Well, I keep trying to be a good lemming, but the analytical part of me is hard to turn off :)
 
cerich:
Fair enough. My method is still a step by step approach just different in what I approach first. My first concern is to reduce gas loss, then determine exactly where I'm losing it from and if I can fix it. What is broken is less important that the result of something being broken. The set approach you have been taught works, but it's slower to address the need to conserve gas. It's also does not take into account that "minor" (think not "big noisy fast" loss) and "major" will not present the same at all. Short of unscrewing a burst disc on your back untill you see a major gas loss in the water it's hard to visualize how scary, loud and crazy things get.

Well, if your long hose shreds and you shut off the right post first, you've actually just done the optimal thing to reduce your gas loss. Shutting down the isolator doesn't stop the loss out of the right tank in that situation.
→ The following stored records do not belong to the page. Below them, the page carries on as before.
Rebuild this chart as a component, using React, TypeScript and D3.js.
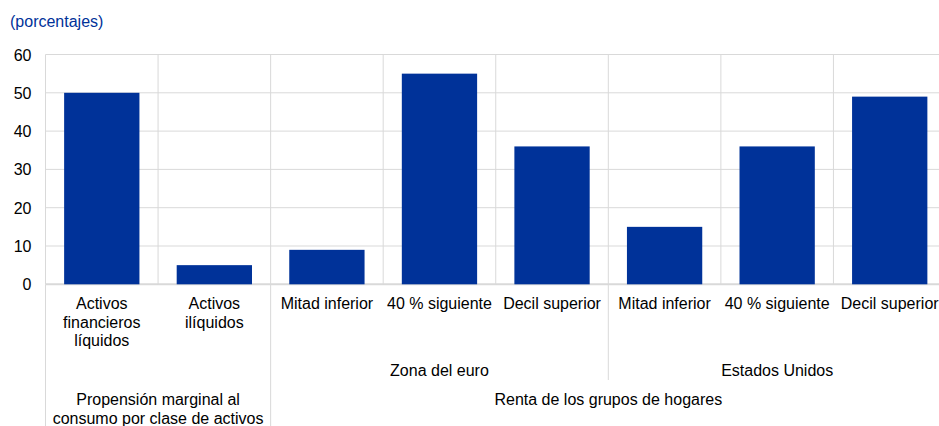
import React from "react";
import * as d3 from "d3";

const categories = [
  ["Activos", "financieros", "líquidos"],
  ["Activos", "ilíquidos"],
  ["Mitad inferior"],
  ["40 % siguiente"],
  ["Decil superior"],
  ["Mitad inferior"],
  ["40 % siguiente"],
  ["Decil superior"],
];
const values = [50, 5, 9, 55, 36, 15, 36, 49];
const yTicks = [0, 10, 20, 30, 40, 50, 60];
const regionGroups = [
  { label: "Zona del euro", start: 2, end: 4 },
  { label: "Estados Unidos", start: 5, end: 7 },
];
const topGroups = [
  { lines: ["Propensión marginal al", "consumo por clase de activos"], start: 0, end: 1 },
  { lines: ["Renta de los grupos de hogares"], start: 2, end: 7 },
];

const W = 939;
const H = 426;
const left = 45.5;
const right = 946;
const yZero = 284.3;
const yTop = 54.5;
const FONT = "'Liberation Sans', Arial, sans-serif";
const BLUE = "#003299";
const GRID = "#d9d9d9";

export default function App() {
  const idx = categories.map((_, i) => String(i));
  const x = d3.scaleBand<string>().domain(idx).range([left, right]).padding(0);
  const bw = x.bandwidth();
  const y = d3.scaleLinear().domain([0, 60]).range([yZero, yTop]);
  const barW = bw * 0.669;
  const edge = (i: number) => left + i * bw;

  return (
    <svg
      width={W}
      height={H}
      style={{ position: "absolute", left: 0, top: 0, fontFamily: FONT }}
    >
      <rect width={W} height={H} fill="#fff" />
      <text x={10} y={27} fill={BLUE} fontSize={16}>(porcentajes)</text>

      {yTicks.map((t) => (
        <line key={"h" + t} x1={left} x2={right} y1={y(t)} y2={y(t)} stroke={GRID} strokeWidth={t === 0 ? 2 : 1} />
      ))}
      {d3.range(0, categories.length + 1).map((i) => (
        <line key={"v" + i} x1={edge(i)} x2={edge(i)} y1={yTop} y2={yZero} stroke={GRID} strokeWidth={1} />
      ))}
      {yTicks.map((t) => (
        <text key={"t" + t} x={31.5} y={y(t) + 6} textAnchor="end" fontSize={16} fill="#000">{t}</text>
      ))}

      {values.map((v, i) => (
        <rect
          key={"b" + i}
          x={(x(String(i)) as number) + (bw - barW) / 2}
          y={y(v)}
          width={barW}
          height={yZero - y(v)}
          fill={BLUE}
        />
      ))}

      {categories.map((lines, i) => (
        <text key={"c" + i} textAnchor="middle" fontSize={16} fill="#000">
          {lines.map((l, j) => (
            <tspan key={j} x={(x(String(i)) as number) + bw / 2} y={309.3 + j * 18.4}>{l}</tspan>
          ))}
        </text>
      ))}

      <line x1={edge(0)} x2={edge(0)} y1={yZero} y2={H} stroke={GRID} strokeWidth={1} />
      <line x1={edge(2)} x2={edge(2)} y1={yZero} y2={H} stroke={GRID} strokeWidth={1} />
      <line x1={edge(5)} x2={edge(5)} y1={yZero} y2={380} stroke={GRID} strokeWidth={1} />

      {regionGroups.map((g) => (
        <text key={g.label} x={(edge(g.start) + edge(g.end + 1)) / 2} y={376} textAnchor="middle" fontSize={16} fill="#000">{g.label}</text>
      ))}
      {topGroups.map((g, k) => (
        <text key={"g" + k} textAnchor="middle" fontSize={16} fill="#000">
          {g.lines.map((l, j) => (
            <tspan key={j} x={(edge(g.start) + edge(g.end + 1)) / 2} y={405.3 + j * 18.4}>{l}</tspan>
          ))}
        </text>
      ))}
    </svg>
  );
}
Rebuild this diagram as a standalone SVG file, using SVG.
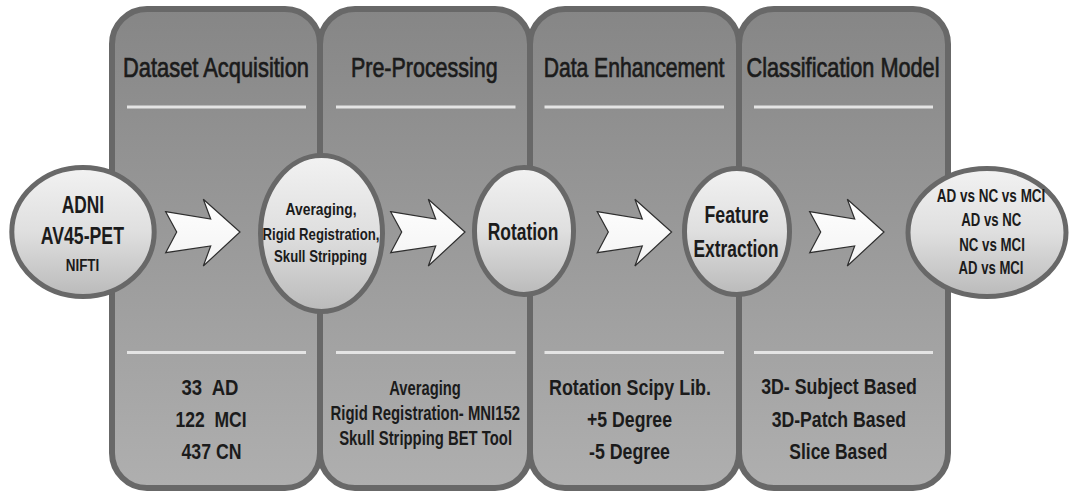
<svg xmlns="http://www.w3.org/2000/svg" width="1073" height="493" viewBox="0 0 1073 493">
<defs>
<linearGradient id="gPanel" gradientUnits="userSpaceOnUse" x1="0" y1="9" x2="0" y2="488">
<stop offset="0" stop-color="#868686"/>
<stop offset="1" stop-color="#afafaf"/>
</linearGradient>
<linearGradient id="gNode" x1="0" y1="0" x2="0" y2="1">
<stop offset="0" stop-color="#f2f2f2"/>
<stop offset="0.5" stop-color="#dfdfdf"/>
<stop offset="1" stop-color="#bababa"/>
</linearGradient>
<linearGradient id="gArrow" x1="0" y1="0" x2="0" y2="1">
<stop offset="0" stop-color="#ffffff"/>
<stop offset="1" stop-color="#f3f3f3"/>
</linearGradient>
<polygon id="arrow" points="0,-20.3 45,-13 37.6,-32.7 74.3,0 37.6,34 45,14 0,20.7 11,0"/>
</defs>
<style>
.panel{fill:url(#gPanel);stroke:#686868;stroke-width:6}
.sep{stroke:#e4e4e4;stroke-width:3}
.node{fill:url(#gNode);stroke:#686868;stroke-width:5}
.arr{fill:url(#gArrow);stroke:#2e2e2e;stroke-width:1.2;stroke-linejoin:miter}
text{font-family:"Liberation Sans",Arial,sans-serif;fill:#1b1b1b;text-anchor:middle}
.title{font-size:27px;font-weight:normal;stroke:#1b1b1b;stroke-width:0.7}
.b{font-weight:bold}
</style>
<rect width="1073" height="493" fill="#ffffff"/>

<g id="stage-dataset-acquisition">
<rect class="panel" x="112" y="9" width="208" height="479" rx="35" ry="35"/>
<line class="sep" x1="127" y1="107" x2="306" y2="107"/>
<line class="sep" x1="127" y1="352.5" x2="306" y2="352.5"/>
<text class="title" transform="translate(216 77) scale(0.8 1)" textLength="232.5" lengthAdjust="spacingAndGlyphs">Dataset Acquisition</text>
<text class="b" transform="translate(210 395) scale(0.8 1)" font-size="22" xml:space="preserve" textLength="71.25" lengthAdjust="spacingAndGlyphs">33  AD</text>
<text class="b" transform="translate(211 427.3) scale(0.8 1)" font-size="22" xml:space="preserve" textLength="88.75" lengthAdjust="spacingAndGlyphs">122  MCI</text>
<text class="b" transform="translate(211.5 459.3) scale(0.8 1)" font-size="22" textLength="75" lengthAdjust="spacingAndGlyphs">437 CN</text>
</g>

<g id="stage-pre-processing">
<rect class="panel" x="320" y="9" width="210" height="479" rx="35" ry="35"/>
<line class="sep" x1="336" y1="107" x2="515.5" y2="107"/>
<line class="sep" x1="336" y1="352.5" x2="515.5" y2="352.5"/>
<text class="title" transform="translate(424.3 77) scale(0.8 1)" textLength="183.25" lengthAdjust="spacingAndGlyphs">Pre-Processing</text>
<text class="b" transform="translate(425 395) scale(0.8 1)" font-size="19.5" textLength="89.6" lengthAdjust="spacingAndGlyphs">Averaging</text>
<text class="b" transform="translate(425.3 420) scale(0.8 1)" font-size="19.5" textLength="236.75" lengthAdjust="spacingAndGlyphs">Rigid Registration- MNI152</text>
<text class="b" transform="translate(425.6 444.5) scale(0.8 1)" font-size="19.5" textLength="216" lengthAdjust="spacingAndGlyphs">Skull Stripping BET Tool</text>
</g>

<g id="stage-data-enhancement">
<rect class="panel" x="530" y="9" width="209" height="479" rx="35" ry="35"/>
<line class="sep" x1="544.5" y1="107" x2="724" y2="107"/>
<line class="sep" x1="544.5" y1="352.5" x2="724" y2="352.5"/>
<text class="title" transform="translate(634 77) scale(0.8 1)" textLength="225.9" lengthAdjust="spacingAndGlyphs">Data Enhancement</text>
<text class="b" transform="translate(630 395) scale(0.8 1)" font-size="22" textLength="202.5" lengthAdjust="spacingAndGlyphs">Rotation Scipy Lib.</text>
<text class="b" transform="translate(629.5 427) scale(0.8 1)" font-size="22" textLength="106.25" lengthAdjust="spacingAndGlyphs">+5 Degree</text>
<text class="b" transform="translate(629.5 459) scale(0.8 1)" font-size="22" textLength="101.25" lengthAdjust="spacingAndGlyphs">-5 Degree</text>
</g>

<g id="stage-classification-model">
<rect class="panel" x="739" y="9" width="209" height="479" rx="35" ry="35"/>
<line class="sep" x1="754" y1="107" x2="933" y2="107"/>
<line class="sep" x1="754" y1="352.5" x2="933" y2="352.5"/>
<text class="title" transform="translate(843 77) scale(0.8 1)" textLength="241.25" lengthAdjust="spacingAndGlyphs">Classification Model</text>
<text class="b" transform="translate(839 394.3) scale(0.8 1)" font-size="22" textLength="194.6" lengthAdjust="spacingAndGlyphs">3D- Subject Based</text>
<text class="b" transform="translate(838.8 426.7) scale(0.8 1)" font-size="22" textLength="167.9" lengthAdjust="spacingAndGlyphs">3D-Patch Based</text>
<text class="b" transform="translate(838.3 459) scale(0.8 1)" font-size="22" textLength="122.5" lengthAdjust="spacingAndGlyphs">Slice Based</text>
</g>

<g id="node-adni">
<ellipse class="node" cx="83" cy="232" rx="71.2" ry="64.5"/>
<text class="b" transform="translate(83 212.7) scale(0.8 1)" font-size="24.5" textLength="52.9" lengthAdjust="spacingAndGlyphs">ADNI</text>
<text class="b" transform="translate(82.3 244) scale(0.8 1)" font-size="24.5" textLength="104.1" lengthAdjust="spacingAndGlyphs">AV45-PET</text>
<text class="b" transform="translate(82.5 270.7) scale(0.8 1)" font-size="17" textLength="42" lengthAdjust="spacingAndGlyphs">NIFTI</text>
</g>

<g id="node-preprocessing">
<ellipse class="node" cx="321.5" cy="233.5" rx="61" ry="78"/>
<text class="b" transform="translate(321 215) scale(0.8 1)" font-size="16.5" textLength="88.75" lengthAdjust="spacingAndGlyphs">Averaging,</text>
<text class="b" transform="translate(321 240) scale(0.8 1)" font-size="16.5" textLength="146.25" lengthAdjust="spacingAndGlyphs">Rigid Registration,</text>
<text class="b" transform="translate(320.5 262) scale(0.8 1)" font-size="16.5" textLength="116.25" lengthAdjust="spacingAndGlyphs">Skull Stripping</text>
</g>

<g id="node-rotation">
<ellipse class="node" cx="524" cy="231" rx="49.5" ry="63.5"/>
<text class="b" transform="translate(523 240) scale(0.8 1)" font-size="23" textLength="88.4" lengthAdjust="spacingAndGlyphs">Rotation</text>
</g>

<g id="node-feature-extraction">
<ellipse class="node" cx="737" cy="231.5" rx="52.5" ry="63"/>
<text class="b" transform="translate(736.5 223.3) scale(0.8 1)" font-size="23" textLength="80" lengthAdjust="spacingAndGlyphs">Feature</text>
<text class="b" transform="translate(736 256.7) scale(0.8 1)" font-size="23" textLength="106.25" lengthAdjust="spacingAndGlyphs">Extraction</text>
</g>

<g id="node-classes">
<ellipse class="node" cx="987" cy="232.5" rx="79" ry="64"/>
<text class="b" transform="translate(991 201.7) scale(0.8 1)" font-size="18.5" textLength="135.9" lengthAdjust="spacingAndGlyphs">AD vs NC vs MCI</text>
<text class="b" transform="translate(991.3 226) scale(0.8 1)" font-size="18.5" textLength="75" lengthAdjust="spacingAndGlyphs">AD vs NC</text>
<text class="b" transform="translate(992 250.7) scale(0.8 1)" font-size="18.5" textLength="82.1" lengthAdjust="spacingAndGlyphs">NC vs MCI</text>
<text class="b" transform="translate(991 274) scale(0.8 1)" font-size="18.5" textLength="81.25" lengthAdjust="spacingAndGlyphs">AD vs MCI</text>
</g>

<g id="connectors">
<use href="#arrow" class="arr" transform="translate(165.7,232)"/>
<use href="#arrow" class="arr" transform="translate(390.7,232)"/>
<use href="#arrow" class="arr" transform="translate(597.3,232)"/>
<use href="#arrow" class="arr" transform="translate(809.7,232)"/>
</g>
</svg>
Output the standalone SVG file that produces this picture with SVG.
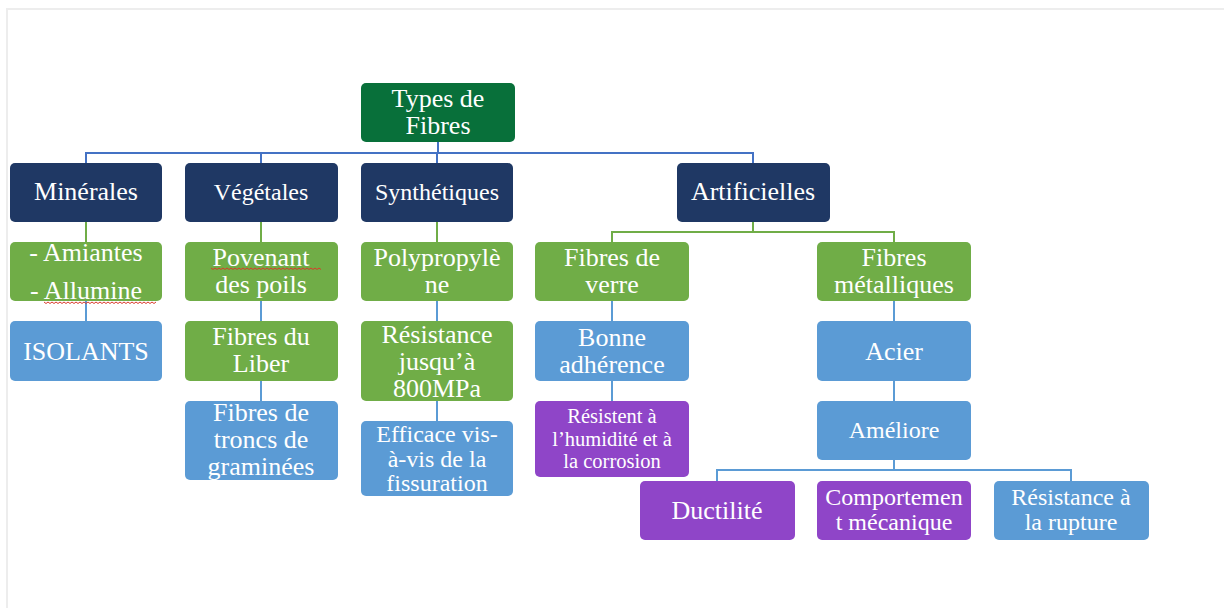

Plus, I think the moral here is going to be adaptable. If there's a huge bang and a massive jacuzzi behind you and your bowels immediately cut loose, going for the isolator may be a better choice. As a rule, though, I don't think i agree with teaching the isolator first, always. Its most likely to be something solvable by shutting down the right or left post, and if you can reach your valves you should be able to feel the bubbles coming out of one side or the other (otherwise it isn't much of a leak) and can shut down the correct one, that minimizes the gas loss. Shutting down the isolator first in the common situation actually wastes gas while you're doing that shutdown.